*Exercise*: Quote every line of the data below as it stands, omitting pictures.

*Data shown*:
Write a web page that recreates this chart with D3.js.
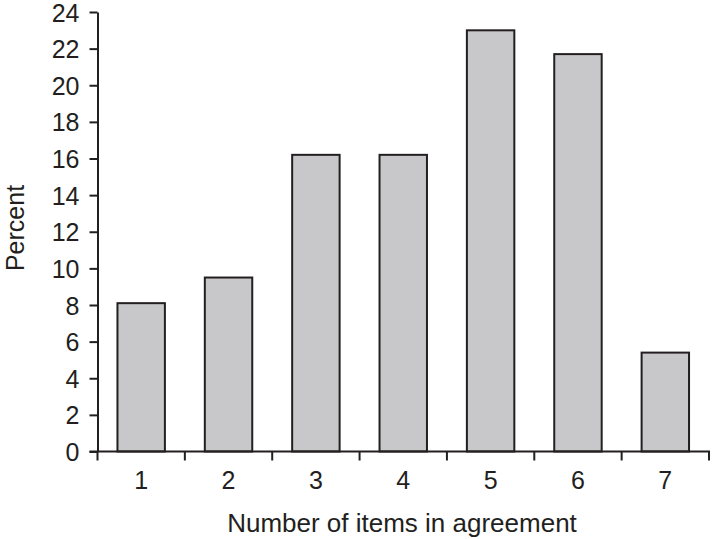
<!DOCTYPE html>
<html><head><meta charset="utf-8">
<script src="https://cdn.jsdelivr.net/npm/d3@7"></script>
<style>body{margin:0;background:#fff}svg{display:block}text{font-family:"Liberation Sans",Arial,sans-serif;fill:#231f20}</style>
</head><body>
<script>
const categories = ["1","2","3","4","5","6","7"];
const values = [8.1, 9.5, 16.2, 16.2, 23.0, 21.7, 5.4];
const yTicks = [0,2,4,6,8,10,12,14,16,18,20,22,24];

const W = 712, H = 539;
const m = {left: 97.5, right: 3, top: 12, bottom: 87.5};
const svg = d3.select("body").append("svg").attr("width", W).attr("height", H);
const x = d3.scaleBand().domain(categories).range([m.left, W - m.right]).paddingInner(0.457).paddingOuter(0.2285);
const y = d3.scaleLinear().domain([0, 24]).range([H - m.bottom, m.top]);
const ink = "#231f20";

svg.selectAll("rect.bar").data(values).join("rect")
  .attr("class","bar")
  .attr("x", (d,i) => x(categories[i]))
  .attr("width", x.bandwidth())
  .attr("y", d => y(d))
  .attr("height", d => y(0) - y(d))
  .attr("fill", "#c8c8ca").attr("stroke", ink).attr("stroke-width", 2);

// y axis
const ya = svg.append("g").attr("transform", `translate(${m.left},0)`)
  .call(d3.axisLeft(y).tickValues(yTicks).tickSize(8).tickSizeOuter(0).tickPadding(10));
ya.attr("font-size", null).attr("font-family", null);
ya.select(".domain").attr("stroke", ink).attr("stroke-width", 2);
ya.selectAll(".tick line").attr("stroke", ink).attr("stroke-width", 2);
ya.selectAll(".tick text").attr("font-size", 25).attr("dy", "0.36em").style("fill", ink);

// x axis
const step = x.step();
const bounds = d3.range(categories.length + 1).map(i => m.left + i * step);
const xg = svg.append("g");
xg.append("line").attr("x1", m.left - 8).attr("x2", W - m.right + 1)
  .attr("y1", y(0)).attr("y2", y(0)).attr("stroke", ink).attr("stroke-width", 2);
xg.selectAll("line.tk").data(bounds).join("line").attr("class","tk")
  .attr("x1", d => d).attr("x2", d => d).attr("y1", y(0)).attr("y2", y(0) + 9)
  .attr("stroke", ink).attr("stroke-width", 2);
xg.selectAll("text").data(categories).join("text")
  .attr("x", d => x(d) + x.bandwidth()/2).attr("y", 489)
  .attr("text-anchor","middle").attr("font-size", 25).text(d => d);

svg.append("text").attr("x", 402).attr("y", 532).attr("text-anchor","middle")
  .attr("font-size", 26).text("Number of items in agreement");
svg.append("text").attr("transform", `translate(24,228) rotate(-90)`).attr("text-anchor","middle")
  .attr("font-size", 25).text("Percent");
</script>
</body></html>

*Response for this exercise*:
Write a web page that recreates this chart with D3.js.
<!DOCTYPE html>
<html><head><meta charset="utf-8">
<script src="https://cdn.jsdelivr.net/npm/d3@7"></script>
<style>body{margin:0;background:#fff}svg{display:block}text{font-family:"Liberation Sans",Arial,sans-serif;fill:#231f20}</style>
</head><body>
<script>
const categories = ["1","2","3","4","5","6","7"];
const values = [8.1, 9.5, 16.2, 16.2, 23.0, 21.7, 5.4];
const yTicks = [0,2,4,6,8,10,12,14,16,18,20,22,24];

const W = 712, H = 539;
const m = {left: 97.5, right: 3, top: 12, bottom: 87.5};
const svg = d3.select("body").append("svg").attr("width", W).attr("height", H);
const x = d3.scaleBand().domain(categories).range([m.left, W - m.right]).paddingInner(0.457).paddingOuter(0.2285);
const y = d3.scaleLinear().domain([0, 24]).range([H - m.bottom, m.top]);
const ink = "#231f20";

svg.selectAll("rect.bar").data(values).join("rect")
  .attr("class","bar")
  .attr("x", (d,i) => x(categories[i]))
  .attr("width", x.bandwidth())
  .attr("y", d => y(d))
  .attr("height", d => y(0) - y(d))
  .attr("fill", "#c8c8ca").attr("stroke", ink).attr("stroke-width", 2);

// y axis
const ya = svg.append("g").attr("transform", `translate(${m.left},0)`)
  .call(d3.axisLeft(y).tickValues(yTicks).tickSize(8).tickSizeOuter(0).tickPadding(10));
ya.attr("font-size", null).attr("font-family", null);
ya.select(".domain").attr("stroke", ink).attr("stroke-width", 2);
ya.selectAll(".tick line").attr("stroke", ink).attr("stroke-width", 2);
ya.selectAll(".tick text").attr("font-size", 25).attr("dy", "0.36em").style("fill", ink);

// x axis
const step = x.step();
const bounds = d3.range(categories.length + 1).map(i => m.left + i * step);
const xg = svg.append("g");
xg.append("line").attr("x1", m.left - 8).attr("x2", W - m.right + 1)
  .attr("y1", y(0)).attr("y2", y(0)).attr("stroke", ink).attr("stroke-width", 2);
xg.selectAll("line.tk").data(bounds).join("line").attr("class","tk")
  .attr("x1", d => d).attr("x2", d => d).attr("y1", y(0)).attr("y2", y(0) + 9)
  .attr("stroke", ink).attr("stroke-width", 2);
xg.selectAll("text").data(categories).join("text")
  .attr("x", d => x(d) + x.bandwidth()/2).attr("y", 489)
  .attr("text-anchor","middle").attr("font-size", 25).text(d => d);

svg.append("text").attr("x", 402).attr("y", 532).attr("text-anchor","middle")
  .attr("font-size", 26).text("Number of items in agreement");
svg.append("text").attr("transform", `translate(24,228) rotate(-90)`).attr("text-anchor","middle")
  .attr("font-size", 25).text("Percent");
</script>
</body></html>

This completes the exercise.